This morning as I was getting ready for work, I knocked over one of those ever present piles of ‘to read’ books that decorate my house. The one that caught my attention was a beautiful little Jane Austen 5 year journal. It seemed that even before I knew I was a writer my family and friends must have thought I was because there are several, mostly empty versions scattered about my house. But this journal was special, a graduation present from a former English class friend; it celebrated my lifelong dream of finishing college. The fact that it took me nearly 40 years to reach that goal made it all the more precious.
The book flipped open to January 12th, 2014 and the short note read, “Went to my first writers’ workshop. Interesting people. Next meeting Feb.9th.” I was hooked. My friend Natalie accompanied me and we met some great people and learned so much. For a couple months I took notes, learned, and talked with writers who had taken the next step in story writing, rather than story thinking.
When March rolled around, the talk began to center on Camp, which of course many of us newbies thinks actually concerns marshmallows, sleeping bags, and mosquitoes. I had heard the term NaNoWriMo thrown about – National Novel Writing Month – but knew the process of spewing out 50,000 words in one month was not daunting as much as impossible. The longest thing I had written so far was a term paper on Eowyn from Lord of the Rings, and it was something under 4,000 words.
The idea of Camp, I was told, was to set your own limit and write what you wanted. The amount could be as low as 10,000 with the sky as the limit. I balked and my co-writers persisted. “It’s fun!” “You can do it!” “You could win!” Win? The competitive side of me reared its ugly head. To think I could win at anything was the final draw.
I signed up nervously, setting my goal at 10,000 words and got to know the website. The best thing for me was the graphs. Not only did it show me how I was doing for the month, but it let me know exactly how many words I needed to finish per day to stay on target and finish by the end of the month. The idea that I only needed to write 323 words per day was doable. The first week went fine. I was averaging around 350 a day and some days a bit more. I made it through the honeymoon stage, but then, as it must, life interfered and I missed a day. With a real effort I brought the numbers back up and surged on.

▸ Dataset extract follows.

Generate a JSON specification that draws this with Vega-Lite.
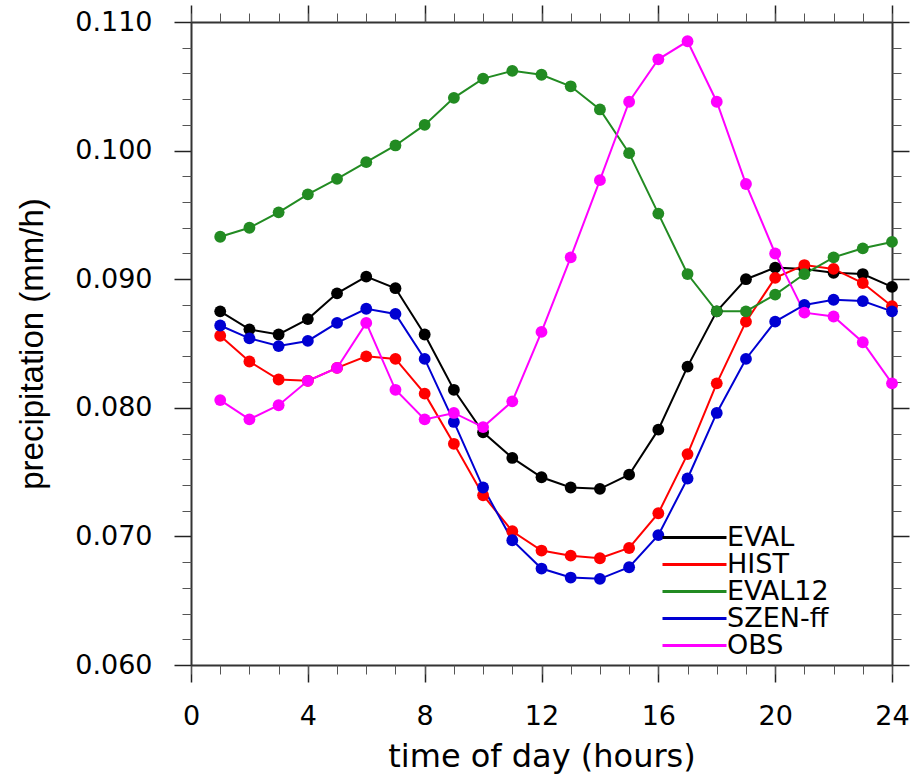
{
  "$schema": "https://vega.github.io/schema/vega-lite/v6.json",
  "width": 701,
  "height": 643,
  "autosize": {"type": "none"},
  "padding": {"left": 191, "top": 22, "right": 19, "bottom": 112},
  "background": "white",
  "config": {
    "view": {"stroke": null},
    "font": "DejaVu Sans",
    "axis": {"grid": false, "labelColor": "black", "titleColor": "black", "titleFontWeight": "normal", "domainColor": "#333", "domainWidth": 2, "tickColor": "#222", "tickWidth": 1.5, "labelFlush": false, "labelOverlap": false}
  },
  "datasets": {
    "d": [
      {"h":1,"s":"EVAL","v":0.0875},{"h":2,"s":"EVAL","v":0.0861},{"h":3,"s":"EVAL","v":0.0857},{"h":4,"s":"EVAL","v":0.0869},{"h":5,"s":"EVAL","v":0.0889},{"h":6,"s":"EVAL","v":0.0902},{"h":7,"s":"EVAL","v":0.0893},{"h":8,"s":"EVAL","v":0.0857},{"h":9,"s":"EVAL","v":0.0814},{"h":10,"s":"EVAL","v":0.0781},{"h":11,"s":"EVAL","v":0.0761},{"h":12,"s":"EVAL","v":0.0746},{"h":13,"s":"EVAL","v":0.0738},{"h":14,"s":"EVAL","v":0.0737},{"h":15,"s":"EVAL","v":0.0748},{"h":16,"s":"EVAL","v":0.0783},{"h":17,"s":"EVAL","v":0.0832},{"h":18,"s":"EVAL","v":0.0875},{"h":19,"s":"EVAL","v":0.0900},{"h":20,"s":"EVAL","v":0.0909},{"h":21,"s":"EVAL","v":0.0908},{"h":22,"s":"EVAL","v":0.0905},{"h":23,"s":"EVAL","v":0.0904},{"h":24,"s":"EVAL","v":0.0894},
      {"h":1,"s":"HIST","v":0.0856},{"h":2,"s":"HIST","v":0.0836},{"h":3,"s":"HIST","v":0.0822},{"h":4,"s":"HIST","v":0.0821},{"h":5,"s":"HIST","v":0.0831},{"h":6,"s":"HIST","v":0.0840},{"h":7,"s":"HIST","v":0.0838},{"h":8,"s":"HIST","v":0.0811},{"h":9,"s":"HIST","v":0.0772},{"h":10,"s":"HIST","v":0.0732},{"h":11,"s":"HIST","v":0.0704},{"h":12,"s":"HIST","v":0.0689},{"h":13,"s":"HIST","v":0.0685},{"h":14,"s":"HIST","v":0.0683},{"h":15,"s":"HIST","v":0.0691},{"h":16,"s":"HIST","v":0.0718},{"h":17,"s":"HIST","v":0.0764},{"h":18,"s":"HIST","v":0.0819},{"h":19,"s":"HIST","v":0.0867},{"h":20,"s":"HIST","v":0.0901},{"h":21,"s":"HIST","v":0.0911},{"h":22,"s":"HIST","v":0.0908},{"h":23,"s":"HIST","v":0.0897},{"h":24,"s":"HIST","v":0.0879},
      {"h":1,"s":"EVAL12","v":0.0933},{"h":2,"s":"EVAL12","v":0.0940},{"h":3,"s":"EVAL12","v":0.0952},{"h":4,"s":"EVAL12","v":0.0966},{"h":5,"s":"EVAL12","v":0.0978},{"h":6,"s":"EVAL12","v":0.0991},{"h":7,"s":"EVAL12","v":0.1004},{"h":8,"s":"EVAL12","v":0.1020},{"h":9,"s":"EVAL12","v":0.1041},{"h":10,"s":"EVAL12","v":0.1056},{"h":11,"s":"EVAL12","v":0.1062},{"h":12,"s":"EVAL12","v":0.1059},{"h":13,"s":"EVAL12","v":0.1050},{"h":14,"s":"EVAL12","v":0.1032},{"h":15,"s":"EVAL12","v":0.0998},{"h":16,"s":"EVAL12","v":0.0951},{"h":17,"s":"EVAL12","v":0.0904},{"h":18,"s":"EVAL12","v":0.0875},{"h":19,"s":"EVAL12","v":0.0875},{"h":20,"s":"EVAL12","v":0.0888},{"h":21,"s":"EVAL12","v":0.0904},{"h":22,"s":"EVAL12","v":0.0917},{"h":23,"s":"EVAL12","v":0.0924},{"h":24,"s":"EVAL12","v":0.0929},
      {"h":1,"s":"SZEN-ff","v":0.0864},{"h":2,"s":"SZEN-ff","v":0.0854},{"h":3,"s":"SZEN-ff","v":0.0848},{"h":4,"s":"SZEN-ff","v":0.0852},{"h":5,"s":"SZEN-ff","v":0.0866},{"h":6,"s":"SZEN-ff","v":0.0877},{"h":7,"s":"SZEN-ff","v":0.0873},{"h":8,"s":"SZEN-ff","v":0.0838},{"h":9,"s":"SZEN-ff","v":0.0789},{"h":10,"s":"SZEN-ff","v":0.0738},{"h":11,"s":"SZEN-ff","v":0.0697},{"h":12,"s":"SZEN-ff","v":0.0675},{"h":13,"s":"SZEN-ff","v":0.0668},{"h":14,"s":"SZEN-ff","v":0.0667},{"h":15,"s":"SZEN-ff","v":0.0676},{"h":16,"s":"SZEN-ff","v":0.0701},{"h":17,"s":"SZEN-ff","v":0.0745},{"h":18,"s":"SZEN-ff","v":0.0796},{"h":19,"s":"SZEN-ff","v":0.0838},{"h":20,"s":"SZEN-ff","v":0.0867},{"h":21,"s":"SZEN-ff","v":0.0880},{"h":22,"s":"SZEN-ff","v":0.0884},{"h":23,"s":"SZEN-ff","v":0.0883},{"h":24,"s":"SZEN-ff","v":0.0875},
      {"h":1,"s":"OBS","v":0.0806},{"h":2,"s":"OBS","v":0.0791},{"h":3,"s":"OBS","v":0.0802},{"h":4,"s":"OBS","v":0.0821},{"h":5,"s":"OBS","v":0.0831},{"h":6,"s":"OBS","v":0.0866},{"h":7,"s":"OBS","v":0.0814},{"h":8,"s":"OBS","v":0.0791},{"h":9,"s":"OBS","v":0.0796},{"h":10,"s":"OBS","v":0.0785},{"h":11,"s":"OBS","v":0.0805},{"h":12,"s":"OBS","v":0.0859},{"h":13,"s":"OBS","v":0.0917},{"h":14,"s":"OBS","v":0.0977},{"h":15,"s":"OBS","v":0.1038},{"h":16,"s":"OBS","v":0.1071},{"h":17,"s":"OBS","v":0.1085},{"h":18,"s":"OBS","v":0.1038},{"h":19,"s":"OBS","v":0.0974},{"h":20,"s":"OBS","v":0.0920},{"h":21,"s":"OBS","v":0.0874},{"h":22,"s":"OBS","v":0.0871},{"h":23,"s":"OBS","v":0.0851},{"h":24,"s":"OBS","v":0.0819}
    ]
  },
  "data": {"name": "d"},
  "layer": [
    {
      "mark": {"type": "line", "strokeWidth": 2, "point": {"filled": true, "size": 140, "opacity": 1}},
      "encoding": {
        "x": {"field": "h", "type": "quantitative", "scale": {"domain": [0, 24], "nice": false},
          "axis": {"orient": "bottom", "values": [0, 4, 8, 12, 16, 20, 24], "tickSize": 17, "labelFont": "DejaVu Sans", "labelFontSize": 27, "labelPadding": 21, "title": "time of day (hours)", "titleFont": "DejaVu Sans", "titleFontSize": 32, "titlePadding": 12}},
        "y": {"field": "v", "type": "quantitative", "scale": {"domain": [0.06, 0.11], "nice": false, "zero": false},
          "axis": {"orient": "left", "values": [0.06, 0.07, 0.08, 0.09, 0.1, 0.11], "format": ".3f", "tickSize": 17, "labelFont": "DejaVu Sans", "labelFontSize": 27, "labelPadding": 22, "title": "precipitation (mm/h)", "titleFont": "Liberation Sans", "titleFontSize": 33, "titlePadding": 25}},
        "color": {"field": "s", "type": "nominal", "sort": null,
          "scale": {"domain": ["EVAL", "HIST", "EVAL12", "SZEN-ff", "OBS"], "range": ["#000000", "#ff0000", "#228b22", "#0000d2", "#ff00ff"]},
          "legend": {"orient": "none", "legendX": 490, "legendY": 502, "title": null, "symbolType": "M-4,0H4", "symbolSize": 256, "symbolStrokeWidth": 3, "labelFont": "DejaVu Sans", "labelFontSize": 27, "labelColor": "black", "labelOffset": 19, "rowPadding": -1, "padding": 0}}
      }
    },
    {
      "mark": {"type": "point", "opacity": 0},
      "encoding": {
        "x": {"field": "h", "type": "quantitative", "axis": {"orient": "bottom", "values": [0,1,2,3,4,5,6,7,8,9,10,11,12,13,14,15,16,17,18,19,20,21,22,23,24], "tickSize": 9, "tickWidth": 1, "tickColor": "#555", "labels": false, "domain": false, "title": null}},
        "y": {"field": "v", "type": "quantitative", "axis": {"orient": "left", "values": [0.062,0.064,0.066,0.068,0.072,0.074,0.076,0.078,0.082,0.084,0.086,0.088,0.092,0.094,0.096,0.098,0.102,0.104,0.106,0.108], "tickSize": 9, "tickWidth": 1, "tickColor": "#555", "labels": false, "domain": false, "title": null}}
      }
    },
    {
      "mark": {"type": "point", "opacity": 0},
      "encoding": {
        "x": {"field": "h", "type": "quantitative", "axis": {"orient": "top", "values": [0, 4, 8, 12, 16, 20, 24], "tickSize": 17, "labels": false, "title": null}},
        "y": {"field": "v", "type": "quantitative", "axis": {"orient": "right", "values": [0.06, 0.07, 0.08, 0.09, 0.1, 0.11], "tickSize": 17, "labels": false, "title": null}}
      }
    },
    {
      "mark": {"type": "point", "opacity": 0},
      "encoding": {
        "x": {"field": "h", "type": "quantitative", "axis": {"orient": "top", "values": [0,1,2,3,4,5,6,7,8,9,10,11,12,13,14,15,16,17,18,19,20,21,22,23,24], "tickSize": 9, "tickWidth": 1, "tickColor": "#555", "labels": false, "domain": false, "title": null}},
        "y": {"field": "v", "type": "quantitative", "axis": {"orient": "right", "values": [0.062,0.064,0.066,0.068,0.072,0.074,0.076,0.078,0.082,0.084,0.086,0.088,0.092,0.094,0.096,0.098,0.102,0.104,0.106,0.108], "tickSize": 9, "tickWidth": 1, "tickColor": "#555", "labels": false, "domain": false, "title": null}}
      }
    }
  ],
  "resolve": {"axis": {"x": "independent", "y": "independent"}}
}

Sailing along at just over 400, I was so excited. But then my ideas stalled. What was I doing? What ever had made me think I could do this? I wasn’t a real writer. I would never win at this rate. I was doomed to be a ‘wannabe’ for the rest of my life. Reality TV would become my life. (My mind actually works like that sometimes). I drove my family crazy. How could I back out gracefully?
Finally I talked with the other writers, many who had had their own doubts at one time. They encouraged me to stop self-editing and let the words flow unheeded. Editing is for later. Enjoy the creative process. Later you can delete and add and punctuate. It made all of the difference. The competition was back on and I was ready. Each day I worked to increase my word count and as I did my story was running onto the page and making me laugh (lucky for me, it was a comedy). I was so far ahead that a single missed day did not end the race. I could see the finish line and the end of my story careening to a spectacular climax! Actually, it was more like an ‘aha’ moment, as I tend to write comedic mysteries, but I was very pleased. So pleased, I forgot about winning, forgot about whether it was good enough, forgot to think what others would think and just enjoyed. And in so doing I won.
Epilogue – Because, don’t all good stories have one? I finished my first story at around 12,000 words and went on to sign up for my second camp in July. Pledging 15,000, I finished at 20,000. When November rolled around I was ready for the challenge. I finished one day early with a grand total of 51,000 words. I had won again. After much editing and fixing, and the help of my friend Natalie, I compiled my stories and released my first book, Murder in the Library, a cozy mystery collection of three short stories, all because of my first attempt at Camp. My advice? Do it. Make it happen. Open up and let your words out. Enjoy. And even if your word count doesn’t meet your expectations, you still will have won.